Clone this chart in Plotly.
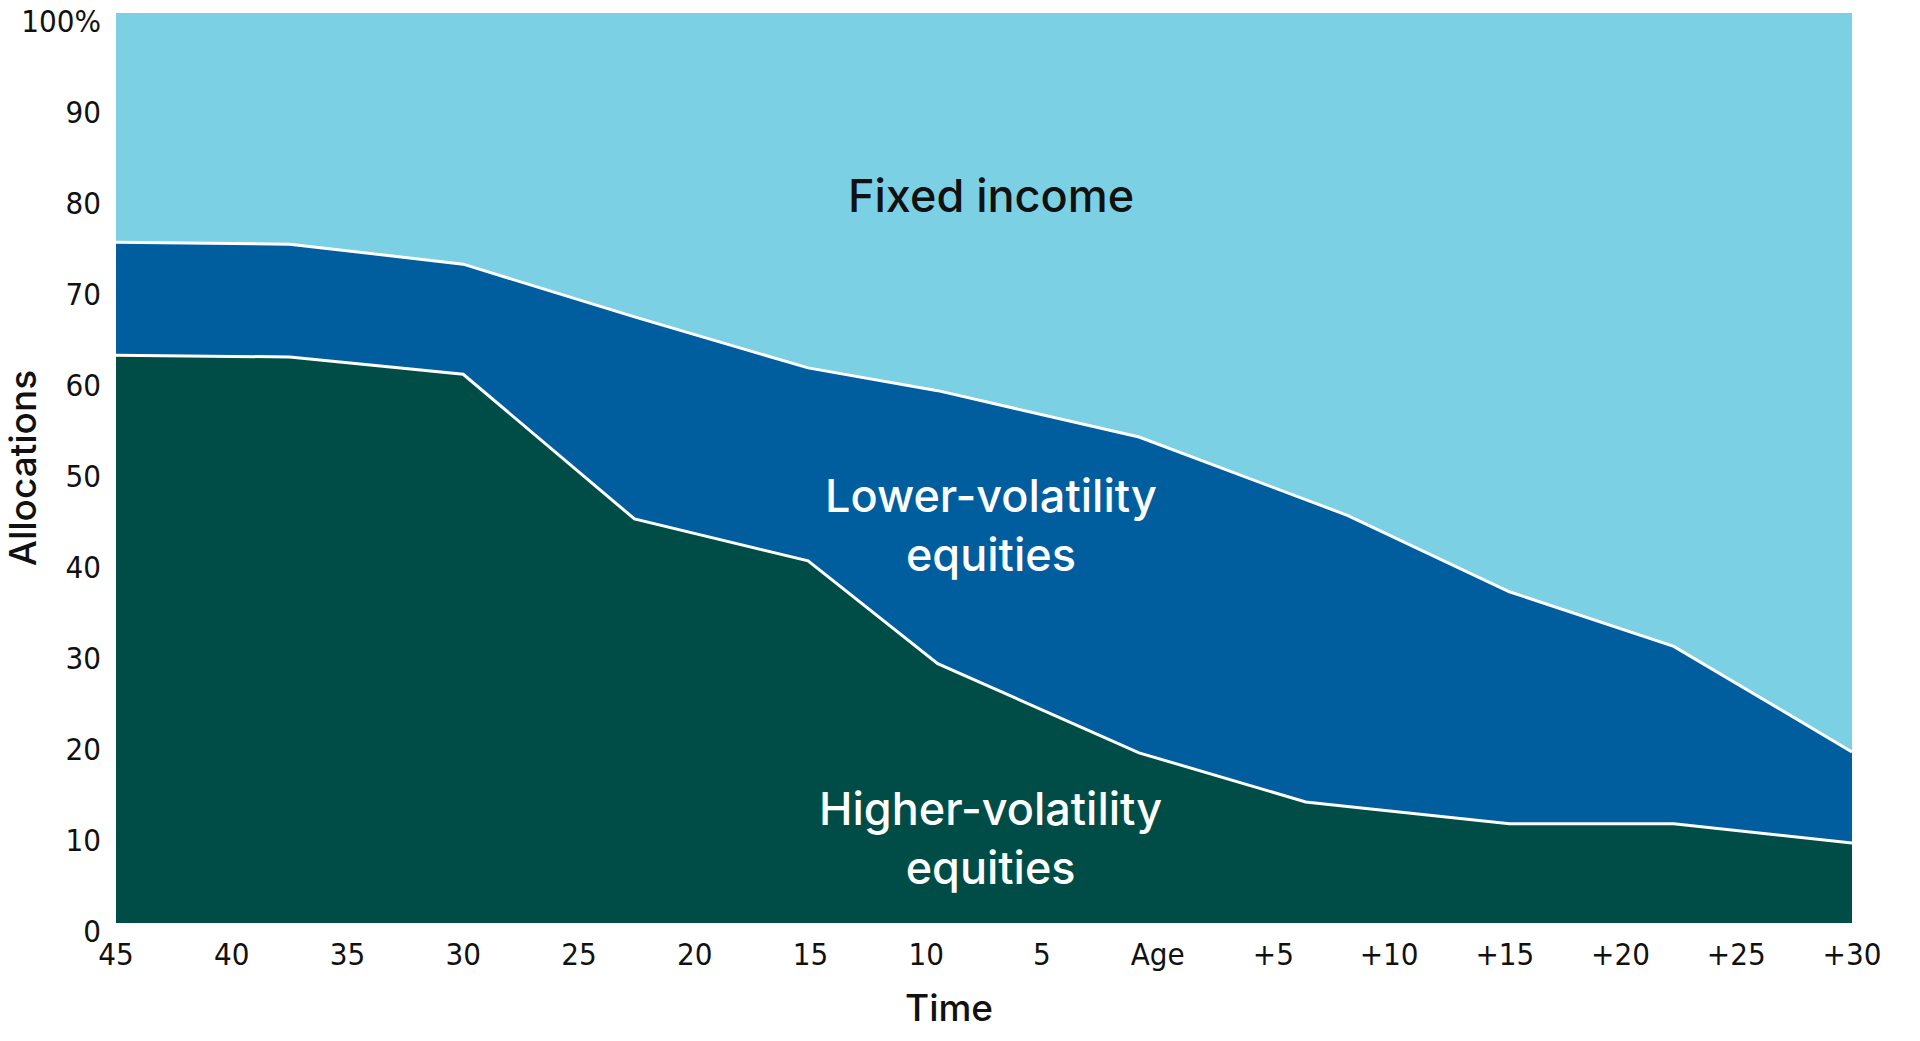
import plotly.graph_objects as go

# years relative to retirement age (negative = before)
years = [-45, -37.5, -30, -22.6, -15.1, -9.5, -0.8, 6.4, 8.2, 15.2, 22.3, 30]

higher_vol = [62.4, 62.2, 60.3, 44.4, 39.8, 28.5, 18.7, 13.3, 12.8, 10.9, 10.9, 8.8]
lower_vol = [12.4, 12.4, 12.1, 22.2, 21.2, 30.0, 34.7, 33.2, 32.0, 25.5, 19.5, 10.0]
fixed_income = [25.2, 25.4, 27.6, 33.4, 39.0, 41.5, 46.6, 53.5, 55.2, 63.6, 69.6, 81.2]

x_ticks = [-45, -40, -35, -30, -25, -20, -15, -10, -5, 0, 5, 10, 15, 20, 25, 30]
x_labels = ["45", "40", "35", "30", "25", "20", "15", "10", "5", "Age",
            "+5", "+10", "+15", "+20", "+25", "+30"]
y_ticks = [0, 10, 20, 30, 40, 50, 60, 70, 80, 90, 100]
y_labels = ["0", "10", "20", "30", "40", "50", "60", "70", "80", "90", "100%"]

dark_green = "#004d47"
mid_blue = "#005e9e"
light_blue = "#7bd0e3"

narrow = "Liberation Sans Narrow, DejaVu Sans Condensed, Roboto Condensed, Roboto, sans-serif"
label_font = "Inter, Noto Sans, sans-serif"

fig = go.Figure()
fig.add_trace(go.Scatter(x=years, y=higher_vol, stackgroup="alloc", mode="lines",
                         line=dict(color="white", width=3), fillcolor=dark_green,
                         name="Higher-volatility equities"))
fig.add_trace(go.Scatter(x=years, y=lower_vol, stackgroup="alloc", mode="lines",
                         line=dict(color="white", width=3), fillcolor=mid_blue,
                         name="Lower-volatility equities"))
fig.add_trace(go.Scatter(x=years, y=fixed_income, stackgroup="alloc", mode="lines",
                         line=dict(color="white", width=0), fillcolor=light_blue,
                         name="Fixed income"))

# area labels
area_labels = [
    ("Fixed income", 79.9, "#111111"),
    ("Lower-volatility<br>equities", 43.7, "white"),
    ("Higher-volatility<br>equities", 9.3, "white"),
]
for txt, yv, col in area_labels:
    fig.add_annotation(x=-7.2, y=yv, text=txt, showarrow=False,
                       font=dict(family=label_font, size=45, color=col, weight=500))

# axis titles placed by hand (the original sits off-centre)
title_font = dict(family=label_font, size=37, color="#111111", weight=500)
fig.add_annotation(xref="paper", yref="paper", x=-0.054, y=0.5, text="Allocations",
                   xanchor="center", yanchor="middle",
                   textangle=-90, showarrow=False, font=title_font)
fig.add_annotation(xref="paper", yref="paper", x=0.48, y=-0.093, text="Time",
                   xanchor="center", yanchor="middle",
                   showarrow=False, font=title_font)

fig.update_layout(
    width=1920, height=1041,
    margin=dict(l=116, r=68, t=13, b=118),
    plot_bgcolor="white", paper_bgcolor="white",
    showlegend=False,
    hovermode=False,
)
fig.update_xaxes(range=[-45, 30], tickvals=x_ticks, ticktext=x_labels,
                 showgrid=False, zeroline=False, ticks="", ticklabelstandoff=10,
                 ticklabeloverflow="allow", automargin=False,
                 tickfont=dict(family=narrow, size=31, color="#111111"))
fig.update_yaxes(range=[0, 100], tickvals=y_ticks, ticktext=y_labels,
                 showgrid=False, zeroline=False, ticks="", ticklabelstandoff=14,
                 ticklabelshift=8,
                 ticklabeloverflow="allow", automargin=False,
                 tickfont=dict(family=narrow, size=31, color="#111111"))

# page has a default body margin that shifts the figure; drop it
fig.write_html("out.html", config={"displayModeBar": False},
               post_script="document.body.style.margin='0';")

===============

• [AIM OF THE TASK]:
Print out the lines exactly, skipping any picture.

• [SOLUTION FOR THIS EXERCISE]:
Clone this chart in Plotly.
import plotly.graph_objects as go

# years relative to retirement age (negative = before)
years = [-45, -37.5, -30, -22.6, -15.1, -9.5, -0.8, 6.4, 8.2, 15.2, 22.3, 30]

higher_vol = [62.4, 62.2, 60.3, 44.4, 39.8, 28.5, 18.7, 13.3, 12.8, 10.9, 10.9, 8.8]
lower_vol = [12.4, 12.4, 12.1, 22.2, 21.2, 30.0, 34.7, 33.2, 32.0, 25.5, 19.5, 10.0]
fixed_income = [25.2, 25.4, 27.6, 33.4, 39.0, 41.5, 46.6, 53.5, 55.2, 63.6, 69.6, 81.2]

x_ticks = [-45, -40, -35, -30, -25, -20, -15, -10, -5, 0, 5, 10, 15, 20, 25, 30]
x_labels = ["45", "40", "35", "30", "25", "20", "15", "10", "5", "Age",
            "+5", "+10", "+15", "+20", "+25", "+30"]
y_ticks = [0, 10, 20, 30, 40, 50, 60, 70, 80, 90, 100]
y_labels = ["0", "10", "20", "30", "40", "50", "60", "70", "80", "90", "100%"]

dark_green = "#004d47"
mid_blue = "#005e9e"
light_blue = "#7bd0e3"

narrow = "Liberation Sans Narrow, DejaVu Sans Condensed, Roboto Condensed, Roboto, sans-serif"
label_font = "Inter, Noto Sans, sans-serif"

fig = go.Figure()
fig.add_trace(go.Scatter(x=years, y=higher_vol, stackgroup="alloc", mode="lines",
                         line=dict(color="white", width=3), fillcolor=dark_green,
                         name="Higher-volatility equities"))
fig.add_trace(go.Scatter(x=years, y=lower_vol, stackgroup="alloc", mode="lines",
                         line=dict(color="white", width=3), fillcolor=mid_blue,
                         name="Lower-volatility equities"))
fig.add_trace(go.Scatter(x=years, y=fixed_income, stackgroup="alloc", mode="lines",
                         line=dict(color="white", width=0), fillcolor=light_blue,
                         name="Fixed income"))

# area labels
area_labels = [
    ("Fixed income", 79.9, "#111111"),
    ("Lower-volatility<br>equities", 43.7, "white"),
    ("Higher-volatility<br>equities", 9.3, "white"),
]
for txt, yv, col in area_labels:
    fig.add_annotation(x=-7.2, y=yv, text=txt, showarrow=False,
                       font=dict(family=label_font, size=45, color=col, weight=500))

# axis titles placed by hand (the original sits off-centre)
title_font = dict(family=label_font, size=37, color="#111111", weight=500)
fig.add_annotation(xref="paper", yref="paper", x=-0.054, y=0.5, text="Allocations",
                   xanchor="center", yanchor="middle",
                   textangle=-90, showarrow=False, font=title_font)
fig.add_annotation(xref="paper", yref="paper", x=0.48, y=-0.093, text="Time",
                   xanchor="center", yanchor="middle",
                   showarrow=False, font=title_font)

fig.update_layout(
    width=1920, height=1041,
    margin=dict(l=116, r=68, t=13, b=118),
    plot_bgcolor="white", paper_bgcolor="white",
    showlegend=False,
    hovermode=False,
)
fig.update_xaxes(range=[-45, 30], tickvals=x_ticks, ticktext=x_labels,
                 showgrid=False, zeroline=False, ticks="", ticklabelstandoff=10,
                 ticklabeloverflow="allow", automargin=False,
                 tickfont=dict(family=narrow, size=31, color="#111111"))
fig.update_yaxes(range=[0, 100], tickvals=y_ticks, ticktext=y_labels,
                 showgrid=False, zeroline=False, ticks="", ticklabelstandoff=14,
                 ticklabelshift=8,
                 ticklabeloverflow="allow", automargin=False,
                 tickfont=dict(family=narrow, size=31, color="#111111"))

# page has a default body margin that shifts the figure; drop it
fig.write_html("out.html", config={"displayModeBar": False},
               post_script="document.body.style.margin='0';")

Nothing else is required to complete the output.